Leading up to this moment, there are hours of work that the players never see. Across the hall from the main set is a repurposed dressing room that everyone refers to as “the map room.” There, in tall banks of cabinets with carefully-labeled drawers, wait the 3D pieces that make up the caverns, cathedrals, cliffs, and so many other things besides. Many are made by a company called Dwarven Forge, some are finds from places like aquarium supply stores, and some are handmade by Matt. Other drawers hold rank upon rank of miniature creatures: soldiers and monsters and sentient plants, beasts for all occasions. Pieces that are too big to fit in the drawers, like rigged pirate ships and ancient red dragons, line the top of the cabinets or sit in an open shelving unit nearby. Spools of wire, lengths of tiny chain, craft knives, glue, and dozens of other handy tools hang off a pegboard or scatter across the work tables. This is where Matt makes his world visible.

After he assembles a map on a large board, Matt carries it across the hall. In the past, finished maps were stored in a narrow pass-through next to the set, surrounded by black curtains labeled CAST KEEP OUT. This worked fairly well, though sometimes the cast used the area as a shortcut anyway. “Twice a year,” says Liam, “I’d be in a hurry and walk through there and go, ‘Ah! Dammit! I don’t want to see that. Shoot! Shoot! Erase!
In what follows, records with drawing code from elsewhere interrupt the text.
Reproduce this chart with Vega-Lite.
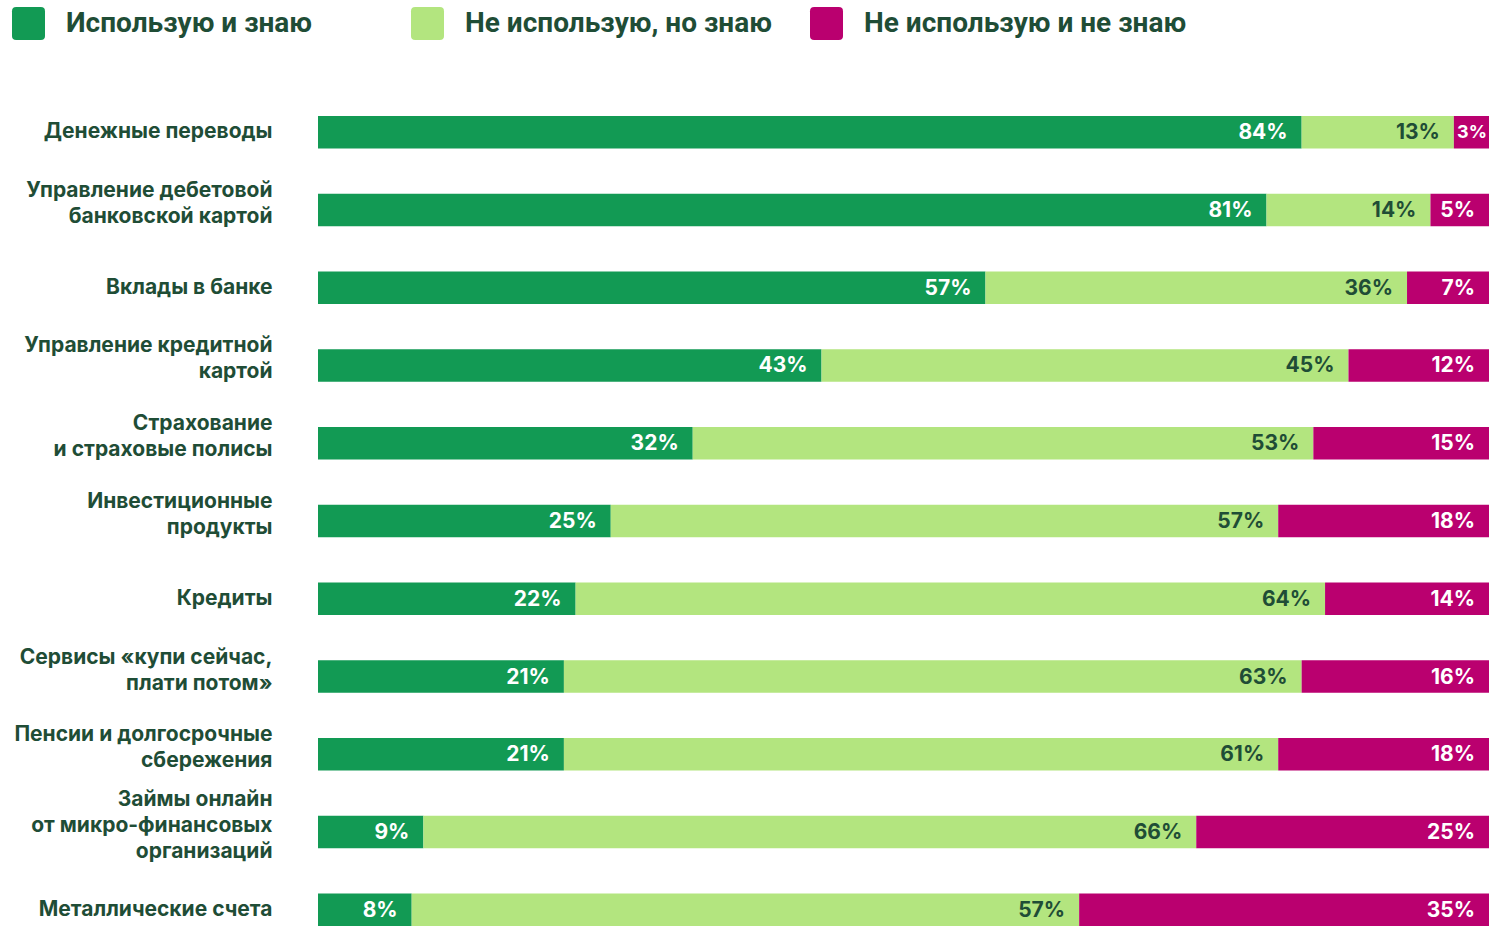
{
  "$schema": "https://vega.github.io/schema/vega-lite/v6.json",
  "width": 1171,
  "height": 810,
  "autosize": {"type": "none"},
  "padding": {"left": 318, "top": 116, "right": 0, "bottom": 1},
  "background": "white",
  "config": {"view": {"stroke": null}, "font": "Inter"},
  "data": {
    "values": [
      {"c": "Денежные переводы", "s": "Использую и знаю", "o": 1, "v": 0.84},
      {"c": "Денежные переводы", "s": "Не использую, но знаю", "o": 2, "v": 0.13},
      {"c": "Денежные переводы", "s": "Не использую и не знаю", "o": 3, "v": 0.03},
      {"c": "Управление дебетовой\nбанковской картой", "s": "Использую и знаю", "o": 1, "v": 0.81},
      {"c": "Управление дебетовой\nбанковской картой", "s": "Не использую, но знаю", "o": 2, "v": 0.14},
      {"c": "Управление дебетовой\nбанковской картой", "s": "Не использую и не знаю", "o": 3, "v": 0.05},
      {"c": "Вклады в банке", "s": "Использую и знаю", "o": 1, "v": 0.57},
      {"c": "Вклады в банке", "s": "Не использую, но знаю", "o": 2, "v": 0.36},
      {"c": "Вклады в банке", "s": "Не использую и не знаю", "o": 3, "v": 0.07},
      {"c": "Управление кредитной\nкартой", "s": "Использую и знаю", "o": 1, "v": 0.43},
      {"c": "Управление кредитной\nкартой", "s": "Не использую, но знаю", "o": 2, "v": 0.45},
      {"c": "Управление кредитной\nкартой", "s": "Не использую и не знаю", "o": 3, "v": 0.12},
      {"c": "Страхование\nи страховые полисы", "s": "Использую и знаю", "o": 1, "v": 0.32},
      {"c": "Страхование\nи страховые полисы", "s": "Не использую, но знаю", "o": 2, "v": 0.53},
      {"c": "Страхование\nи страховые полисы", "s": "Не использую и не знаю", "o": 3, "v": 0.15},
      {"c": "Инвестиционные\nпродукты", "s": "Использую и знаю", "o": 1, "v": 0.25},
      {"c": "Инвестиционные\nпродукты", "s": "Не использую, но знаю", "o": 2, "v": 0.57},
      {"c": "Инвестиционные\nпродукты", "s": "Не использую и не знаю", "o": 3, "v": 0.18},
      {"c": "Кредиты", "s": "Использую и знаю", "o": 1, "v": 0.22},
      {"c": "Кредиты", "s": "Не использую, но знаю", "o": 2, "v": 0.64},
      {"c": "Кредиты", "s": "Не использую и не знаю", "o": 3, "v": 0.14},
      {"c": "Сервисы «купи сейчас,\nплати потом»", "s": "Использую и знаю", "o": 1, "v": 0.21},
      {"c": "Сервисы «купи сейчас,\nплати потом»", "s": "Не использую, но знаю", "o": 2, "v": 0.63},
      {"c": "Сервисы «купи сейчас,\nплати потом»", "s": "Не использую и не знаю", "o": 3, "v": 0.16},
      {"c": "Пенсии и долгосрочные\nсбережения", "s": "Использую и знаю", "o": 1, "v": 0.21},
      {"c": "Пенсии и долгосрочные\nсбережения", "s": "Не использую, но знаю", "o": 2, "v": 0.61},
      {"c": "Пенсии и долгосрочные\nсбережения", "s": "Не использую и не знаю", "o": 3, "v": 0.18},
      {"c": "Займы онлайн\nот микро-финансовых\nорганизаций", "s": "Использую и знаю", "o": 1, "v": 0.09},
      {"c": "Займы онлайн\nот микро-финансовых\nорганизаций", "s": "Не использую, но знаю", "o": 2, "v": 0.66},
      {"c": "Займы онлайн\nот микро-финансовых\nорганизаций", "s": "Не использую и не знаю", "o": 3, "v": 0.25},
      {"c": "Металлические счета", "s": "Использую и знаю", "o": 1, "v": 0.08},
      {"c": "Металлические счета", "s": "Не использую, но знаю", "o": 2, "v": 0.57},
      {"c": "Металлические счета", "s": "Не использую и не знаю", "o": 3, "v": 0.35}
    ]
  },
  "transform": [
    {"stack": "v", "groupby": ["c"], "sort": [{"field": "o", "order": "ascending"}], "as": ["v0", "v1"]}
  ],
  "encoding": {
    "y": {
      "field": "c",
      "type": "nominal",
      "sort": null,
      "title": null,
      "scale": {"paddingInner": 0.583, "paddingOuter": 0},
      "axis": {
        "domain": false,
        "ticks": false,
        "tickSize": 0,
        "labelPadding": 46,
        "labelFont": "Inter",
        "labelFontWeight": "bold",
        "labelFontSize": 21,
        "labelColor": "#1f4d36",
        "labelLimit": 400,
        "labelLineHeight": 26,
        "labelOffset": {
          "condition": [
            {"test": "length(split(datum.value, '\\n')) == 3", "value": -32},
            {"test": "length(split(datum.value, '\\n')) == 2", "value": -19}
          ],
          "value": 0
        },
        "labelExpr": "split(datum.label, '\\n')"
      }
    }
  },
  "layer": [
    {
      "mark": {"type": "bar"},
      "encoding": {
        "x": {"field": "v0", "type": "quantitative", "scale": {"domain": [0, 1]}, "axis": null},
        "x2": {"field": "v1"},
        "color": {
          "field": "s",
          "type": "nominal",
          "scale": {
            "domain": ["Использую и знаю", "Не использую, но знаю", "Не использую и не знаю"],
            "range": ["#129a54", "#b3e57f", "#ba006f"]
          },
          "legend": {
            "orient": "none",
            "legendX": -306,
            "legendY": -109,
            "direction": "horizontal",
            "title": null,
            "padding": 0,
            "symbolType": "M-0.75,-1H0.75Q1,-1 1,-0.75V0.75Q1,1 0.75,1H-0.75Q-1,1 -1,0.75V-0.75Q-1,-1 -0.75,-1Z",
            "symbolSize": 1089,
            "symbolStrokeWidth": 0,
            "symbolOpacity": 1,
            "labelFont": "Roboto",
            "labelFontWeight": "bold",
            "labelFontSize": 28,
            "labelColor": "#1f4d36",
            "labelOffset": 21,
            "labelLimit": 600,
            "columnPadding": 22,
            "gridAlign": "all"
          }
        }
      }
    },
    {
      "transform": [{"filter": "datum.v >= 0.04"}],
      "mark": {"type": "text", "align": "right", "baseline": "middle", "dx": -14, "dy": 1, "font": "Inter", "fontSize": 21, "fontWeight": "bold"},
      "encoding": {
        "x": {"field": "v1", "type": "quantitative"},
        "text": {"field": "v", "type": "quantitative", "format": ".0%"},
        "color": {"condition": {"test": "datum.s === 'Не использую, но знаю'", "value": "#1f4d36"}, "value": "#ffffff"}
      }
    },
    {
      "transform": [{"filter": "datum.v < 0.04"}],
      "mark": {"type": "text", "align": "right", "baseline": "middle", "dx": -2, "dy": 1, "font": "Inter", "fontSize": 18, "fontWeight": "bold"},
      "encoding": {
        "x": {"field": "v1", "type": "quantitative"},
        "text": {"field": "v", "type": "quantitative", "format": ".0%"},
        "color": {"condition": {"test": "datum.s === 'Не использую, но знаю'", "value": "#1f4d36"}, "value": "#ffffff"}
      }
    }
  ]
}
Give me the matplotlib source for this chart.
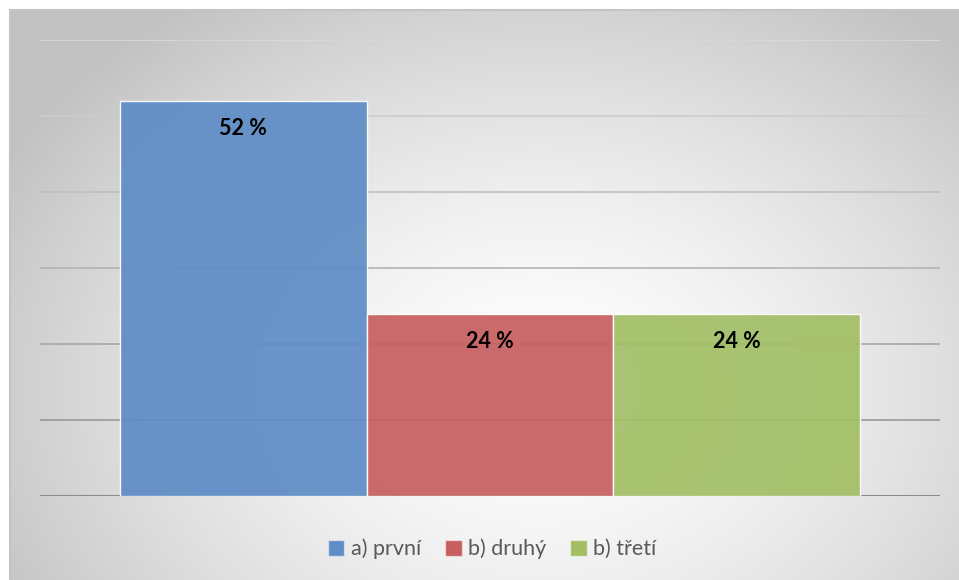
import numpy as np
import matplotlib
matplotlib.use("Agg")
import matplotlib.pyplot as plt
from matplotlib.patches import Patch

# ---- data ----
categories = ["a) první", "b) druhý", "b) třetí"]
values = [52, 24, 24]
value_labels = ["52 %", "24 %", "24 %"]
colors = ["#5f8dc6", "#c75f5f", "#a2bf66"]
y_max = 60
y_step = 10

plt.rcParams['font.family'] = ['Lato', 'DejaVu Sans']

W, H = 959, 580
fig = plt.figure(figsize=(W / 100, H / 100), dpi=100)
fig.patch.set_facecolor("white")

# ---- background (chart area with radial gradient) ----
bg = fig.add_axes([10 / W, 0, 1 - 10 / W, 1 - 10 / H])
bw, bh = W - 10, H - 10
xs = np.arange(bw) + 10
ys = np.arange(bh) + 10
X, Y = np.meshgrid(xs, ys)
cx, cy, rx, ry = 540, 390, 600, 460
d = np.sqrt(((X - cx) / rx) ** 2 + ((Y - cy) / ry) ** 2)
g = np.clip(1.0 - 0.23 * d ** 1.5, 0.76, 1.0)
img = np.dstack([g, g, g])
bg.imshow(img, aspect="auto", extent=[0, 1, 0, 1], interpolation="bilinear")
bg.set_xlim(0, 1)
bg.set_ylim(0, 1)
bg.set_xticks([])
bg.set_yticks([])
for s in ["right", "bottom"]:
    bg.spines[s].set_visible(False)
for s in ["left", "top"]:
    bg.spines[s].set_color("#c4c4c4")
    bg.spines[s].set_linewidth(1.5)

# ---- plot axes ----
ax = fig.add_axes([40 / W, (H - 496) / H, 900 / W, 456 / H])
ax.set_facecolor("none")
ax.set_xlim(-0.5, 0.5)
ax.set_ylim(0, y_max)

levels = np.arange(0, y_max + 1, y_step)
for lv in levels:
    t = lv / y_max
    c = 0.55 + 0.30 * t
    ax.axhline(lv, color=(c, c, c), linewidth=1.5 if lv == 0 else 1.2, zorder=1)

bar_w = 740 / 900 / 3
n = len(values)
xpos = (np.arange(n) - (n - 1) / 2) * bar_w
bars = ax.bar(xpos, values, width=bar_w, color=colors, alpha=0.93,
              edgecolor=(1, 1, 1, 0.45), linewidth=1.0, zorder=2)

for x, v, lab in zip(xpos, values, value_labels):
    ax.annotate(lab, xy=(x, v), xytext=(0, -20), textcoords="offset points",
                ha="center", va="center", fontsize=15.5, fontweight="bold",
                color="black", zorder=3)

ax.set_xticks([])
ax.set_yticks([])
for s in ax.spines.values():
    s.set_visible(False)

handles = [Patch(facecolor=c, edgecolor=(1, 1, 1, 0.5), label=l)
           for c, l in zip(colors, categories)]
leg = fig.legend(handles=handles, loc="center",
                 bbox_to_anchor=(492 / W, 1 - 549 / H), ncol=3, frameon=False,
                 fontsize=15.5, handlelength=0.78, handleheight=0.78,
                 handletextpad=0.3, columnspacing=1.1)
for t in leg.get_texts():
    t.set_color("#595959")

fig.savefig("out.png", dpi=100)
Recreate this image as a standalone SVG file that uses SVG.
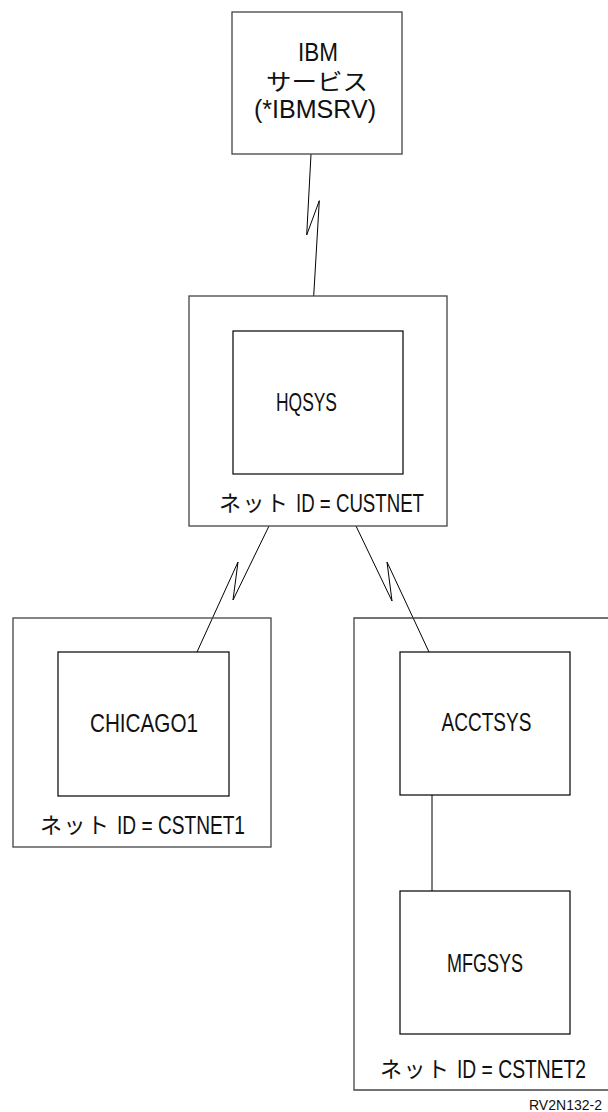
<svg xmlns="http://www.w3.org/2000/svg" width="608" height="1112" viewBox="0 0 608 1112">
<style>
.outer{fill:none;stroke:#444;stroke-width:1.3}
.inner{fill:none;stroke:#000;stroke-width:1.2}
.conn{fill:none;stroke:#000;stroke-width:1}
text{font-family:"Liberation Sans","Noto Sans CJK JP",sans-serif;font-size:25px;fill:#111}
.jp{font-family:"Noto Sans CJK JP",sans-serif;font-size:22px;letter-spacing:1.5px}
.small{font-size:14px}
</style>
<rect width="608" height="1112" fill="#fff"/>
<g id="connectors">
<path class="conn" d="M311,154 L306.7,235 L319.3,200.7 L313.7,296"/>
<path class="conn" d="M269,526 L233,600 L238,562 L197,652"/>
<path class="conn" d="M356,526 L392,601 L387,562 L429,652"/>
<path class="conn" d="M432,795 L432,891"/>
</g>
<g id="ibm">
<rect class="outer" x="232" y="12" width="170" height="142"/>
<text x="298" y="61" textLength="40" lengthAdjust="spacingAndGlyphs">IBM</text>
<text x="266" y="90" textLength="102" lengthAdjust="spacingAndGlyphs" style="font-family:'Noto Sans CJK JP',sans-serif;font-size:23px">サービス</text>
<text x="254" y="118" textLength="122" lengthAdjust="spacingAndGlyphs">(*IBMSRV)</text>
</g>
<g id="custnet">
<rect class="outer" x="189" y="296" width="258" height="230"/>
<text class="jp" x="219" y="511">ネット</text>
<text x="296" y="512" textLength="128" lengthAdjust="spacingAndGlyphs">ID = CUSTNET</text>
</g>
<g id="hqsys">
<rect class="inner" x="233" y="331" width="170" height="143"/>
<text x="276" y="411" textLength="61" lengthAdjust="spacingAndGlyphs">HQSYS</text>
</g>
<g id="cstnet1">
<rect class="outer" x="13" y="618" width="258" height="229"/>
<text class="jp" x="40" y="833">ネット</text>
<text x="117" y="834" textLength="128" lengthAdjust="spacingAndGlyphs">ID = CSTNET1</text>
</g>
<g id="chicago01">
<rect class="inner" x="58" y="652" width="171" height="144"/>
<text x="90" y="732" textLength="108" lengthAdjust="spacingAndGlyphs">CHICAGO1</text>
</g>
<g id="cstnet2">
<path class="outer" d="M620,618 L354,618 L354,1090 L620,1090"/>
<text class="jp" x="380" y="1077">ネット</text>
<text x="457" y="1078" textLength="129" lengthAdjust="spacingAndGlyphs">ID = CSTNET2</text>
</g>
<g id="acctsys">
<rect class="inner" x="400" y="652" width="170" height="143"/>
<text x="441.5" y="731" textLength="90" lengthAdjust="spacingAndGlyphs">ACCTSYS</text>
</g>
<g id="mfgsys">
<rect class="inner" x="400" y="891" width="170" height="143"/>
<text x="447" y="972" textLength="76" lengthAdjust="spacingAndGlyphs">MFGSYS</text>
</g>
<text class="small" x="529" y="1110" textLength="73" lengthAdjust="spacingAndGlyphs">RV2N132-2</text>
</svg>
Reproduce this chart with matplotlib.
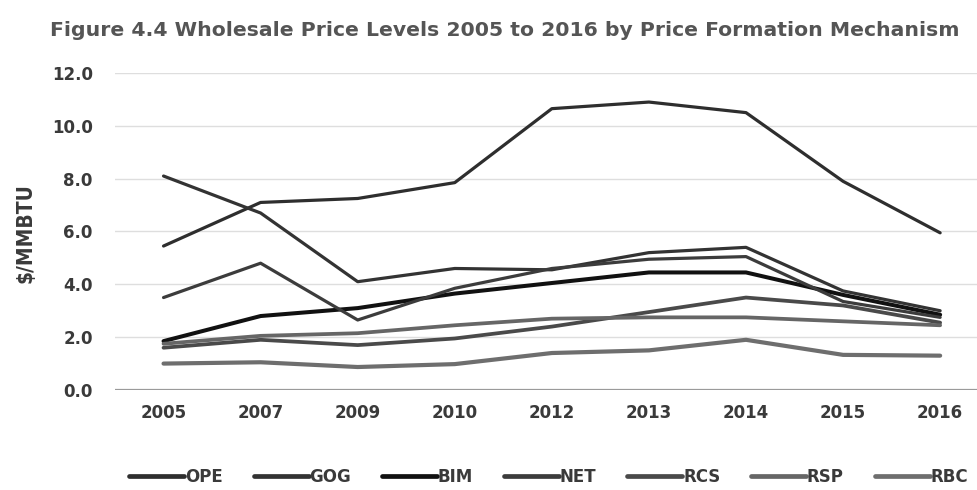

Erase!’ ” Sometimes the slips were more intentional. “I have tried to sneak a peek,” Travis admits. “I was just walking through, and I could have stopped, but I kept going, and I was like, ‘I’ll just look really fast. It doesn’t matter.’ ” There was nothing in the pass-through, and Travis found that he was relieved rather than disappointed: nothing had been spoiled.

“Yeah, I don’t like to see those things,” concludes Travis, immediately after telling three stories where he tried to see those things. “Why ruin Christmas when it happens every Thursday night, right? Right.” Now the cast doesn’t have to resist glancing in the wrong direction: Flip This Bitch, Critical Role’s go-to set builders, have created a lovely, custom-built cabinet to store the finished maps, fronted with a heavy velvet cloth. If the cast peeks in there, they mean to peek in there. Not that they would. Anymore.